Gordon remembered, “When I qualified, in Sheffield in the 1960s, some people still regarded having dentures as a status symbol… In the past some young women had all their teeth taken out and replaced by dentures as a 21st birthday present, or as a form of dowry before marriage.” You’d be hard pressed to find anybody today who would believe dentures were a status symbol of any kind.
4. Facial scars – Germany and Austria, 19th and 20th centuries
Few people today would regard scars – especially conspicuous ones on the face – as status symbols. But there was time when for men of a certain class, facial scars were both a status symbol and a badge of honor. We’re talking about Germany and Austria in the 19th and early 20th centuries and the dueling habits of young men there.
The art of fencing was highly popular among young upper-class men. And unlike in modern competition, when they fought little or no facial protection was worn. The eyes would sometimes be protected, but other parts of the face were left unguarded. And so, many Germans and Austrians sported deep scars on their faces where they’d been struck by an opponent’s rapier. Yep, it was a painful and gory way to earn a status symbol.
3. Footbinding – China until 1949
The grim practice of footbinding persisted in China for some 1,000 years until it was finally eradicated after Mao Zedong’s Communists came to power in 1949. Though it was only women who faced this painful and crippling ordeal. From as young as three, the feet of girls would be tightly bandaged to alter their development.
In fact, the binding – carried out by female relatives – effectively created grotesquely deformed feet. The idea was to meet a perverse standard of beauty known as the “golden lotus.” This stipulated that the perfect length of a female foot was just three inches. According to Encyclopedia Britannica, footbinding could lead to “paralysis, gangrene, ulceration, or death…”
2. Egyptian mummy unwrapping – Victorian Britain
The British Victorians loved a social gathering as much as the next 19th-century citizen. But one fad pursued by the fashionable was macabre to say the least. It became quite the thing to attend a social event where the centerpiece of the evening was the unwrapping of a genuine ancient Egyptian mummy. Of course, if you unwrap a mummy you’ll find one thing for certain – a moldering corpse.
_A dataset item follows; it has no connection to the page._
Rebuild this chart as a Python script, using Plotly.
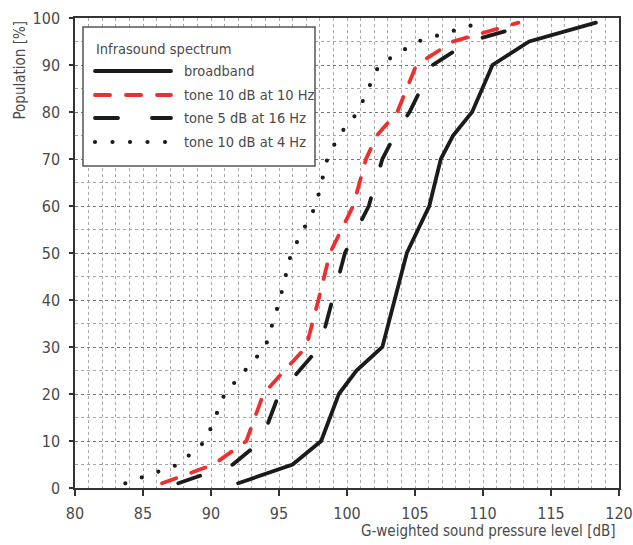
import plotly.graph_objects as go

# ---- data ----
broadband_x = [92.0, 96.0, 98.1, 99.4, 100.7, 102.6, 104.4, 106.05, 106.9, 107.8, 109.2, 110.7, 113.4, 118.3]
broadband_y = [1, 5, 10, 20, 25, 30, 50, 60, 70, 75, 80, 90, 95, 99]

tone10_10_x = [86.4, 90.2, 92.6, 93.85, 95.4, 97.0, 97.9, 98.75, 100.45, 101.4, 102.2, 103.7, 105.1, 107.8, 112.6]
tone10_10_y = [1, 5, 10, 20, 25, 30, 40, 50, 60, 70, 75, 80, 90, 95, 99]

tone5_16_x = [87.6, 91.6, 93.7, 95.0, 98.0, 98.92, 99.85, 101.6, 102.6, 103.5, 104.6, 106.3, 109.0, 113.8]
tone5_16_y = [1, 5, 10, 20, 30, 40, 50, 60, 70, 75, 80, 90, 95, 99]

tone10_4_x = [83.7, 87.6, 89.6, 91.0, 94.0, 95.05, 95.9, 97.7, 98.55, 99.4, 100.8, 102.35, 105.2, 109.8]
tone10_4_y = [1, 5, 10, 20, 30, 40, 50, 60, 70, 75, 80, 90, 95, 99]

series_names = ["broadband", "tone 10 dB at 10 Hz", "tone 5 dB at 16 Hz", "tone 10 dB at 4 Hz"]
legend_title = "Infrasound spectrum"
x_title = "G-weighted sound pressure level [dB]"
y_title = "Population [%]"
x_ticks = [80, 85, 90, 95, 100, 105, 110, 115, 120]
y_ticks = [0, 10, 20, 30, 40, 50, 60, 70, 80, 90, 100]

BLACK = "#1b1b1b"
RED = "#ee2f2f"
TXT = "#4a4a4a"
FONT = "DejaVu Sans Condensed, Liberation Sans Narrow, sans-serif"
FS = 15
LFS = 14.5

styles = [
    dict(color=BLACK, width=3.8, dash="solid"),
    dict(color=RED, width=3.8, dash="15px,16px"),
    dict(color=BLACK, width=3.8, dash="23px,34px"),
    dict(color=BLACK, width=4.2, dash="0px,17.5px"),
]
data = [(broadband_x, broadband_y), (tone10_10_x, tone10_10_y),
        (tone5_16_x, tone5_16_y), (tone10_4_x, tone10_4_y)]

fig = go.Figure()
for (xs, ys), name, st in zip(data, series_names, styles):
    fig.add_trace(go.Scatter(x=xs, y=ys, mode="lines", name=name, line=st,
                             showlegend=False, hoverinfo="x+y+name"))

# plot area pixel geometry (for legend placement in paper coords)
L, R, T, B = 75, 619, 18, 488
def px(x):
    return (x - L) / (R - L)
def py(y):
    return (B - y) / (B - T)

shapes = [dict(type="rect", xref="paper", yref="paper",
               x0=px(83), x1=px(315), y0=py(166), y1=py(27),
               line=dict(color="#555555", width=1.5), fillcolor="white", layer="above")]
annotations = [dict(text=legend_title, xref="paper", yref="paper", x=px(94), y=py(49),
                    xanchor="left", yanchor="middle", showarrow=False,
                    font=dict(family=FONT, size=LFS, color=TXT))]
entry_y = [71, 95, 118, 142]
for name, st, ey in zip(series_names, styles, entry_y):
    shapes.append(dict(type="line", xref="paper", yref="paper",
                       x0=px(95), x1=px(171), y0=py(ey), y1=py(ey),
                       line=dict(color=st["color"], width=st["width"], dash=st["dash"]),
                       layer="above"))
    annotations.append(dict(text=name, xref="paper", yref="paper", x=px(182), y=py(ey),
                            xanchor="left", yanchor="middle", showarrow=False,
                            font=dict(family=FONT, size=LFS, color=TXT)))

annotations.append(dict(text=x_title, xref="paper", yref="paper", x=px(618), y=py(531),
                        xanchor="right", yanchor="middle", showarrow=False,
                        font=dict(family=FONT, size=FS, color=TXT)))
annotations.append(dict(text=y_title, xref="paper", yref="paper", x=px(20), y=py(19),
                        xanchor="center", yanchor="top", textangle=-90, showarrow=False,
                        font=dict(family=FONT, size=FS, color=TXT)))

fig.update_layout(
    width=633, height=545,
    margin=dict(l=L, r=633 - R, t=T, b=545 - B, autoexpand=False),
    paper_bgcolor="white", plot_bgcolor="white",
    font=dict(family=FONT, size=FS, color=TXT),
    showlegend=False,
    shapes=shapes, annotations=annotations,
)
fig.update_xaxes(
    range=[80, 120], tickvals=x_ticks, ticks="outside", ticklen=6, tickwidth=1.5,
    tickcolor="#333333", showline=True, linecolor="#333333", linewidth=1.5, mirror=True,
    showgrid=True, gridcolor="#a8a8a8", griddash="dot", gridwidth=1,
    minor=dict(dtick=1, showgrid=True, gridcolor="#a8a8a8", griddash="dot", gridwidth=1),
    tickfont=dict(family=FONT, size=FS + 1, color=TXT), zeroline=False,
    ticklabelstandoff=4, automargin=False,
)
fig.update_yaxes(
    range=[0, 100], tickvals=y_ticks, ticks="outside", ticklen=4, tickwidth=1.5,
    tickcolor="#333333", showline=True, linecolor="#333333", linewidth=1.5, mirror=True,
    showgrid=True, gridcolor="#777777", griddash="dot", gridwidth=1,
    minor=dict(dtick=5, showgrid=True, gridcolor="#a8a8a8", griddash="dot", gridwidth=1),
    tickfont=dict(family=FONT, size=FS + 1, color=TXT), zeroline=False,
    ticklabelstandoff=6, automargin=False,
)

post = """
document.body.style.margin = '0';
document.body.style.padding = '0';
var gd = document.getElementById('{plot_id}');
function roundCaps(){
  gd.querySelectorAll('.scatterlayer .js-line, .shapelayer path').forEach(function(p){
    p.style.strokeLinecap = 'round';
  });
}
roundCaps();
gd.on('plotly_afterplot', roundCaps);
"""
fig.write_html("out.html", post_script=post, config={"displayModeBar": False})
One Thomas Pettigrew became the best known exponent of the public mummy unwrapping. Yep, he apparently performed this bizarre act before crowds of up to 3,000 people. The phenomenon came at the height of a fascination with all things ancient Egyptian that swept Britain. Egyptologist John J. Johnston probably spoke for most of us when he told Vice in 2016 that, “These unrolling parties were disgusting really. Bodies are supposed to be treated with respect – you can’t deal with people in that way.”
1. Aluminum – France, 19th century
We regard aluminum as a cheap and light metal with a variety of everyday purposes from bicycle frames to pots and pans. And we might well view aluminum as a commonplace material, since it’s the most prevalent metal in the earth. But it wasn’t extracted and used in a commercial way until the 19th century. At first, it was actually regarded as a wondrous substance – more valuable than gold.
In the 21st century, we’d expect to find aluminum cutlery in the cheapest of diners or canteens. Yet in France during the 19th century, knives and forks made from aluminum were regarded as highly valuable and exotic. France’s Napoleon III, for example, owned a full aluminum flatware set which was regarded as thoroughly suitable for someone with imperial status.